22 April 2008

The Bane of My Existence

Flynn's been carrying this thing around for the past couple of days.

And I hate, hate, hate it.

If I could shoot laser beams from my eyes, that unholy candy-colored machine would be toast.

I don't know how she found it stashed away in the basement. But she did. And she brought it upstairs.

When Evan was a wee toddler, I purchased one of these at a garage sale for something like 25 cents. I figured he could croon along with his then-favorite group, The Wiggles, and it would be super cute.

It was until he discovered that if you hold the microphone in one hand, you can swing the tape recorder part around and around over your head. It then became a weapon and I relegated it to the basement, where, in our house, all noisy and destructive toys go to be forgotten until they're unearthed by a nosy child and receive a stay of execution (until I can hide said toy again or smuggle it out of the house and give it to Goodwill or our preschool's rummage sale fund raiser).

Flynn's been more attracted to the (accursed) Playskool tape recorder than Evan ever was. She carries that thing around with the mic pressed up against her little mouth so the only sounds we (meaning her father and I) can decipher are ones akin to those uttered by an adult in a Peanuts special. And because she insists on keeping the microphone so close to her lips, there's also a lot of feedback.

She howls into the mic pretending to be a wolf. My ears bleed.

She sings Hannah Montana songs, which is very cute but very loud. The sound of fingernails scraping down a chalkboard doesn't bother me. My daughter belting out "We Got The Party With Us", however, sends the shivers up and down my spine - and not in a good way.

She makes up her own songs (again, very, very sweet but incredibly loud). I grit my teeth and tell her, yes her singing is lovely, but to bring it down a notch. Or two. Or to please stop.

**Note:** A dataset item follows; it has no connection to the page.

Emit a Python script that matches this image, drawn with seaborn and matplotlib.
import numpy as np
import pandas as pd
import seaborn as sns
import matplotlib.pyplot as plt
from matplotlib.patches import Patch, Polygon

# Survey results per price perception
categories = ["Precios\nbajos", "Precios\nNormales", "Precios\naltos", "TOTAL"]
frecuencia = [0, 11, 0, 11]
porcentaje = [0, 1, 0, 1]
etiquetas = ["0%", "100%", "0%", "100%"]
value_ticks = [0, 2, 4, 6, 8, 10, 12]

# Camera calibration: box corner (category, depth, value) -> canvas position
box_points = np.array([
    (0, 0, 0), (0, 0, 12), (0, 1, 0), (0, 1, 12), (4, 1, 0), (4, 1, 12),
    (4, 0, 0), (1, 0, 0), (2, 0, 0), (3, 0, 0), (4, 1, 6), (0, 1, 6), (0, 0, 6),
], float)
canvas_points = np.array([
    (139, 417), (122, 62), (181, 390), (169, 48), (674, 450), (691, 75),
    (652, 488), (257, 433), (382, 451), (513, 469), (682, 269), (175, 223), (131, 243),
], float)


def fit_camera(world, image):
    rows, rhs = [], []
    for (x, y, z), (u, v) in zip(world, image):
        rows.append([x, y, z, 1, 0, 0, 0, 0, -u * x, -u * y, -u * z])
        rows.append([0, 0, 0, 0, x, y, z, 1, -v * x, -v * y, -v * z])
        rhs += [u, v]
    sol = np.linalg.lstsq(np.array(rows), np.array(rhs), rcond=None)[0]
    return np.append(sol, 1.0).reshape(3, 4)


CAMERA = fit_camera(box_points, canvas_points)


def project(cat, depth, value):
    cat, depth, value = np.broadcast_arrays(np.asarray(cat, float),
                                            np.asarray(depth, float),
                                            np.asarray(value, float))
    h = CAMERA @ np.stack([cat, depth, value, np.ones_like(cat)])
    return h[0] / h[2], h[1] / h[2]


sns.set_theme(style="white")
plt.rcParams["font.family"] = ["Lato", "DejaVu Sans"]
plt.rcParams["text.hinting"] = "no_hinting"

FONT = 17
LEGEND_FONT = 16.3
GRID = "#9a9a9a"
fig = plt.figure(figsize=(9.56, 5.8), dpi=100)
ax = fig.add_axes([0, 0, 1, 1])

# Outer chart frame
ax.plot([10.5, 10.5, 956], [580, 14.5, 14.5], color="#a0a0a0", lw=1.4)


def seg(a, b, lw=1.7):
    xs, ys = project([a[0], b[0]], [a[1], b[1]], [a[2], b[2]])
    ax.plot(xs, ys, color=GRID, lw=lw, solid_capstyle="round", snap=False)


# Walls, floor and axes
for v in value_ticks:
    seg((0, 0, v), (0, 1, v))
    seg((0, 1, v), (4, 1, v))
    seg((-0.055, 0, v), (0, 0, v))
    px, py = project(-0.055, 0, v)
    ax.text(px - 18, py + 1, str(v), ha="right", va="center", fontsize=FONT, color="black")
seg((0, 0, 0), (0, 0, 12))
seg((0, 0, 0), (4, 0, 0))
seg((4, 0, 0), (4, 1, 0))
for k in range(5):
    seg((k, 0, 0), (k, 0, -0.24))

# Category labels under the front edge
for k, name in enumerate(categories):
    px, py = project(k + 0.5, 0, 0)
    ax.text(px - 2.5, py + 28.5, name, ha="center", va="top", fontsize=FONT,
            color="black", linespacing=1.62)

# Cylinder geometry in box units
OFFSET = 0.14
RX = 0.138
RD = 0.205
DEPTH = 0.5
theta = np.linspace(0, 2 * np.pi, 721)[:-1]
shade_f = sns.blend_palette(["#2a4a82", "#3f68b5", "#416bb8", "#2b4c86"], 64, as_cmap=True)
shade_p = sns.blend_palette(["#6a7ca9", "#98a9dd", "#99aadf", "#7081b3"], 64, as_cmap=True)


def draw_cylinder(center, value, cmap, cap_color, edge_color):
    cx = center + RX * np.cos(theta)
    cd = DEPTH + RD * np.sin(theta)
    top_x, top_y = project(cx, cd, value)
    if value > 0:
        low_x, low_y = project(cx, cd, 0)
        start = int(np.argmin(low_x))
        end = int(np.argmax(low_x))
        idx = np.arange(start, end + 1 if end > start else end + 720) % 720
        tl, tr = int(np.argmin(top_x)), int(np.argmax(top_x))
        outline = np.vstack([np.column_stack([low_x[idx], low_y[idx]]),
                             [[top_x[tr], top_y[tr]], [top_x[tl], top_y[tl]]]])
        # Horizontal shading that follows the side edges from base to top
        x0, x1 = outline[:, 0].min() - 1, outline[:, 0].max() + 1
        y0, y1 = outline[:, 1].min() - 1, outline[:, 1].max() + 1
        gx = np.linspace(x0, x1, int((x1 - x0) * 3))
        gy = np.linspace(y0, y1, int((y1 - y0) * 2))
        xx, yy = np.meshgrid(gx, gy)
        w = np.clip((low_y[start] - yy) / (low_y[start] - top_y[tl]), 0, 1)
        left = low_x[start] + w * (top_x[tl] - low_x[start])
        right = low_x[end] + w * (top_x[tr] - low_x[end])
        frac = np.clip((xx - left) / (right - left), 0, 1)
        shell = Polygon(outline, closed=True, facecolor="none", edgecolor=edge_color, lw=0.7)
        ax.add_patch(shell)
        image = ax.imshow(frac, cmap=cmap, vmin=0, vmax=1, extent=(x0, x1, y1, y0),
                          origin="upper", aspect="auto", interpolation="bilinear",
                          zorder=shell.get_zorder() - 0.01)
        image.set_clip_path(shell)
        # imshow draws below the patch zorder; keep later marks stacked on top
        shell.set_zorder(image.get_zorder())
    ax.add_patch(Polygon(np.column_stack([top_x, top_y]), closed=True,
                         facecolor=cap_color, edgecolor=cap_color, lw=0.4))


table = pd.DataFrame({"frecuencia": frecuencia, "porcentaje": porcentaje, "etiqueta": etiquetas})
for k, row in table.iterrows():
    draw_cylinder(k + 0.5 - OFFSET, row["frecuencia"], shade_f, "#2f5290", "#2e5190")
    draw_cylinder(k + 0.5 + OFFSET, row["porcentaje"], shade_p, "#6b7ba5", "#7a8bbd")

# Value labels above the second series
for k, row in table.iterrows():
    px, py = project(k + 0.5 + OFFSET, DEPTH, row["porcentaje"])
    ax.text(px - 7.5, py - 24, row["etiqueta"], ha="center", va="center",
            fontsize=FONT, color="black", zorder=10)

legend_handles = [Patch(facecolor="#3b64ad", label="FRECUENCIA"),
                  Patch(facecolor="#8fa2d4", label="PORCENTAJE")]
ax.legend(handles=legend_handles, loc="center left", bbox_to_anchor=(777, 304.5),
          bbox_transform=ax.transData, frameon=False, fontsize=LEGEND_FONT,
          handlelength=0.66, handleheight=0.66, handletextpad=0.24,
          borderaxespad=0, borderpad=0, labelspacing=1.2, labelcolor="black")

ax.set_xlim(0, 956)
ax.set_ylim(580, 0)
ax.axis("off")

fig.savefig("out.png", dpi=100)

Last night as she climbed into bed, noise maker clutched lovingly to her chest, I told her that the microphones had to stay out of the bed. "But, Mommy," she protested,"if I wake up in the night I can use the microphone to call you and you will hear me nice and clearly."

She then proceeded to interview the 900 stuffed animals in her bed. All the animals responded to her questions with animal noises; ducks quacked, seals barked, dogs woofed, cats meowed. Except for her current favorite, a lamb she dressed in a Baby Born swimsuit. Lambie answered the question, "What would you say to Flynn?" with the following statement, "I would tell Flynn that I love her and that she is the best girl. And that I love Flynnie."

Heartwarming, yes, but I'm still planning on "accidentally" backing over that tape recorder with the car. A few times.

Did I mention that I hate that thing?

2 comments:

Anonymous said...

that's hilarious. exactly the kinds of prezzies i give to friends & family with kiddies! heehee.

Leighann of Multi-Minding Mom said...

I laughed out loud because I had a vision of you "accidentally" backing over it in the driveway.

That toy would be a hit in our house, too!